JOEL KOTKIN: The Zaibatsu-ization of America: Our tech overlords have forsaken innovation for consolidation.
Enthusiasts of “the new economy” long cherished the notion that it would be different from the unenlightened, sluggish, and piggish older one. Yet our economy seems increasingly to resemble not some hippy capitalist utopia, but the deeply concentrated economy of pre-war Japan.
At the time, Japan had developed an economic model around a handful of large corporate conglomerates called zaibatsu. Organized as a “financial clique,” with a bank at the center, these firms extended their interests into virtually all economic activity. They included Mitsui, Mitsubishi, Sumitomo, and Yasuda. Mitsubishi led the way in shipbuilding, steel, and of course aircraft, being the creator of the famous Zero fighter.
Until bested by their onetime allies in the military, the zaibatsu dominated Japan. The war initially benefited them, but ultimately ruined their businesses as Japan was devastated. Yet they were so essential to the function of the economy that they were gradually rehabilitated during the U.S. occupation, recreating their historic pattern of using smaller firms as convenient subordinates.
Today we see the rise of a few companies, who have moved into virtually every aspect of our economy. The nerds of Silicon Valley are no longer just interested in gadgets to make life better but are seizing control of both the production and dissemination of information. Arguably the greatest beneficiaries of a pandemic that hooked people ever more on their products, the tech giants now have the capital to lead the drive into space and the forced march to electrical vehicles, while also looking into dominating more prosaic fields like healthcare and finance.
The zaibatu-ization of America’s economy presents an enormous problem of governance. Our constitutional structure is based on the notion of many competing players. When concentration became too evident, and politically potent, as during the early decades of the last century, measures were taken to slow, and even reverse, over-concentration. Yet in the past few decades, the largest emerging corporate interests—Meta, Google, Apple, Microsoft, Amazon—and a handful of large financial institutions gained unprecedented control over the economy. By last summer six tech firms, including Tesla, accounted for half the value of the NASQAQ 100. By 2020, the five largest tech companies had total revenue amounting to half of those of all state governments combined. . . .

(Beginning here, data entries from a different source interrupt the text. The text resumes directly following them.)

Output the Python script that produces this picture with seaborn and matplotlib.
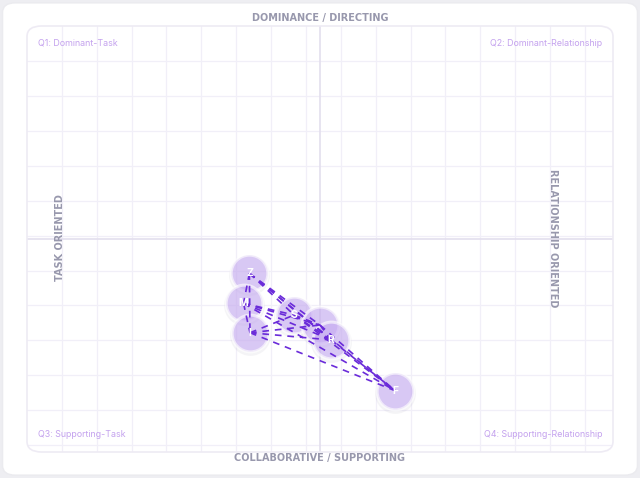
import numpy as np
import pandas as pd
import matplotlib
matplotlib.use('Agg')
import matplotlib.pyplot as plt
from matplotlib.patches import FancyBboxPatch
import seaborn as sns
from itertools import combinations

sns.set_style('white')
plt.rcParams['font.family'] = ['Inter', 'DejaVu Sans']

# chart data (score from -100 to 100 on both axes)
names = ['Z', 'M', 'I', 'S', 'C', 'R', 'F']
labels = ['Z', 'M', 'I', 'S', '', 'R', 'F']
x_vals = [-24.1, -26.1, -23.9, -8.8, 0.0, 3.8, 25.6]
y_vals = [-16.1, -30.2, -44.0, -35.7, -40.4, -47.4, -71.2]

quad_labels = ['Q1: Dominant-Task', 'Q2: Dominant-Relationship',
               'Q3: Supporting-Task', 'Q4: Supporting-Relationship']
top_title = 'DOMINANCE / DIRECTING'
bottom_title = 'COLLABORATIVE / SUPPORTING'
left_title = 'TASK ORIENTED'
right_title = 'RELATIONSHIP ORIENTED'

df = pd.DataFrame({'name': names, 'label': labels, 'x': x_vals, 'y': y_vals})

fig = plt.figure(figsize=(6.4, 4.78), dpi=100, facecolor='#eeeef2')
# outer card
fig.patches.append(FancyBboxPatch((0.004, 0.006), 0.992, 0.988,
                                  boxstyle='round,pad=0,rounding_size=0.02',
                                  transform=fig.transFigure, facecolor='white',
                                  edgecolor='#ebebef', linewidth=1, zorder=-5))

ax = fig.add_axes([27/640, 1-452/478, 586/640, 426/478])
ax.set_zorder(1)
ax.set_xlim(-100, 100)
ax.set_ylim(-100, 100)
ax.patch.set_alpha(0)

# grid
for gx in np.arange(-100+11.9, 100, 11.9):
    ax.axvline(gx, color='#f1eff8', lw=0.9, zorder=0)
for gy in np.arange(100-16.4, -100, -16.4):
    ax.axhline(gy, color='#f1eff8', lw=0.9, zorder=0)
ax.axvline(0, color='#e3dfee', lw=1.2, zorder=0)
ax.axhline(0, color='#e3dfee', lw=1.2, zorder=0)

for s in ax.spines.values():
    s.set_visible(False)
ax.set_xticks([])
ax.set_yticks([])
ax.add_patch(FancyBboxPatch((0, 0), 1, 1, boxstyle='round,pad=0,rounding_size=0.025',
                            transform=ax.transAxes, facecolor='none',
                            edgecolor='#eeebf4', linewidth=1.2, zorder=1, clip_on=False))

# shadows
ax.scatter(df['x'], df['y'] - 1.0, s=860, color='#8c88a0', alpha=0.09,
           linewidths=0, zorder=2)

# circles
sns.scatterplot(data=df, x='x', y='y', s=700, color='#c8adf3', alpha=0.62,
                edgecolor='white', linewidth=2.2, legend=False, zorder=3, ax=ax)

# labels
for _, r in df.iterrows():
    ax.text(r['x'], r['y'], r['label'], color='white', fontsize=7.5, fontweight='bold',
            ha='center', va='center', zorder=6)

# dashed links between every pair
for i, j in combinations(range(len(df)), 2):
    ax.plot([df['x'][i], df['x'][j]], [df['y'][i], df['y'][j]], color='#6a2bd9',
            lw=1.2, ls=(0, (4, 3.5)), zorder=5)

ax.set_xlabel('')
ax.set_ylabel('')

# quadrant labels
qc = '#c4a2ee'
ax.text(0.018, 0.96, quad_labels[0], transform=ax.transAxes, color=qc, fontsize=6.4, ha='left', va='center')
ax.text(0.982, 0.96, quad_labels[1], transform=ax.transAxes, color=qc, fontsize=6.4, ha='right', va='center')
ax.text(0.018, 0.04, quad_labels[2], transform=ax.transAxes, color=qc, fontsize=6.4, ha='left', va='center')
ax.text(0.982, 0.04, quad_labels[3], transform=ax.transAxes, color=qc, fontsize=6.4, ha='right', va='center')

# axis titles
tc = '#9898ad'
fig.text(320/640, 1-18/478, top_title, color=tc, fontsize=7, fontweight='bold',
         ha='center', va='center', family=['DejaVu Sans'])
fig.text(320/640, 1-458/478, bottom_title, color=tc, fontsize=7, fontweight='bold',
         ha='center', va='center', family=['DejaVu Sans'])
fig.text(60/640, 1-238/478, left_title, color=tc, fontsize=7, fontweight='bold',
         ha='center', va='center', rotation=90, family=['DejaVu Sans'])
fig.text(553/640, 1-238/478, right_title, color=tc, fontsize=7, fontweight='bold',
         ha='center', va='center', rotation=-90, family=['DejaVu Sans'])

fig.savefig('out.png', dpi=100, facecolor=fig.get_facecolor())
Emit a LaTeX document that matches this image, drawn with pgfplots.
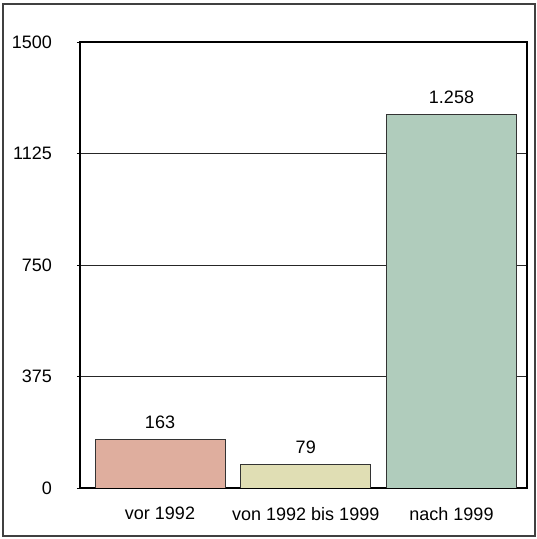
\documentclass[border=0pt]{standalone}
\usepackage{fontspec}
\setmainfont{Liberation Sans}
\usepackage{pgfplots}
\pgfplotsset{compat=1.18}
\definecolor{barA}{RGB}{223,174,158}
\definecolor{barB}{RGB}{224,222,180}
\definecolor{barC}{RGB}{176,204,188}
\begin{document}
\fontsize{18}{21}\selectfont
\begin{tikzpicture}
\path (0pt,0pt) rectangle (537pt,539pt);
\draw[line width=1.4pt, draw=black!75] (3pt,3pt) rectangle (535pt,535pt);
\begin{axis}[at={(80pt,51pt)}, anchor=south west, scale only axis,
  width=447pt, height=446pt,
  xmin=-0.549, xmax=2.518, ymin=0, ymax=1500,
  ytick={0,375,750,1125,1500},
  xtick={0,1,2}, xticklabels={vor 1992, von 1992 bis 1999, nach 1999},
  ymajorgrids, grid style={black!85, line width=0.8pt},
  axis line style={line width=1.2pt, black},
  ytick pos=left, xtick pos=bottom,
  ytick align=outside, major tick length=3pt,
  ytick style={black, line width=0.8pt}, xtick style={draw=none},
  /pgf/number format/assume math mode=true,
  /pgf/number format/1000 sep={},
  yticklabel style={anchor=east, inner sep=0pt, xshift=-25pt},
  xticklabel style={anchor=north, inner sep=0pt, yshift=-16pt},
  ybar, bar width=130pt, bar shift=0pt,
  nodes near coords, point meta=explicit symbolic,
  nodes near coords style={anchor=south, inner sep=0pt, yshift=10pt, black},
]
\addplot[fill=barA, draw=black!80, line width=0.9pt] coordinates {(0,163) [163]};
\addplot[fill=barB, draw=black!80, line width=0.9pt] coordinates {(1,79) [79]};
\addplot[fill=barC, draw=black!80, line width=0.9pt] coordinates {(2,1258) [1.258]};
\end{axis}
\end{tikzpicture}
\end{document}
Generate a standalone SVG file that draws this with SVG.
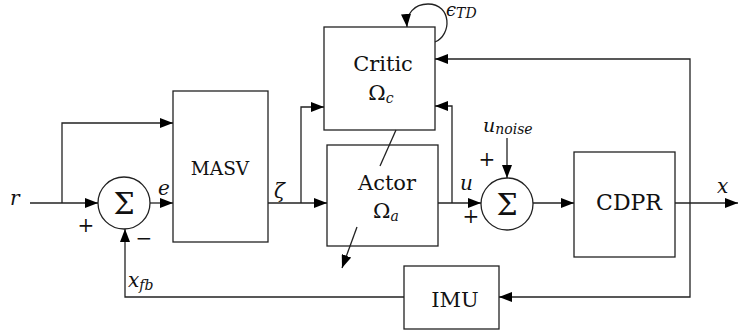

We are a long way from the early days of Silicon Valley, a remarkable mashup of new and old companies, full of enthusiasts eager to build new products that often challenged the existing corporate hierarchy. I personally witnessed the exciting birth of this revolution; now these same companies are the hierarchy, and like hierarchies in general, they have become oppressive towards competitors and far less creative than they once were.
They are busily taking control of the means of information. Amazon, Microsoft, and Google already dominate the cloud and are now seeking control of underwater cables; in the past decade the large tech giants have boosted their share of undersea cable traffic from less than ten percent to roughly two-thirds.
The CEOs may still wear hoodies and speak woke, but they essentially seek, like other monopolists, to consolidate their market position, making them both essentially risk-averse, anti-competitive, and overweening. Mike Malone, who has chronicled Silicon Valley over the past quarter century, sees the Valley as having lost much of its egalitarian ethos; the new masters of tech, he suggests, have shifted “from…blue-collar kids to the children of privilege,” while also moving away from the production ethos that made the Valley so inspiring and egalitarian. “An intensely competitive industry,” he suggests, has become enamored with the allure of “the sure thing” backed by massive capital. If there is a potential competitor, they simply buy it.
Yet in many ways, the new tech zaibatsu differ from their Japanese counterparts in critical ways, particular in terms of place and national loyalty.
Break them up.
Plus: “Our new chieftains have no national allegiance.”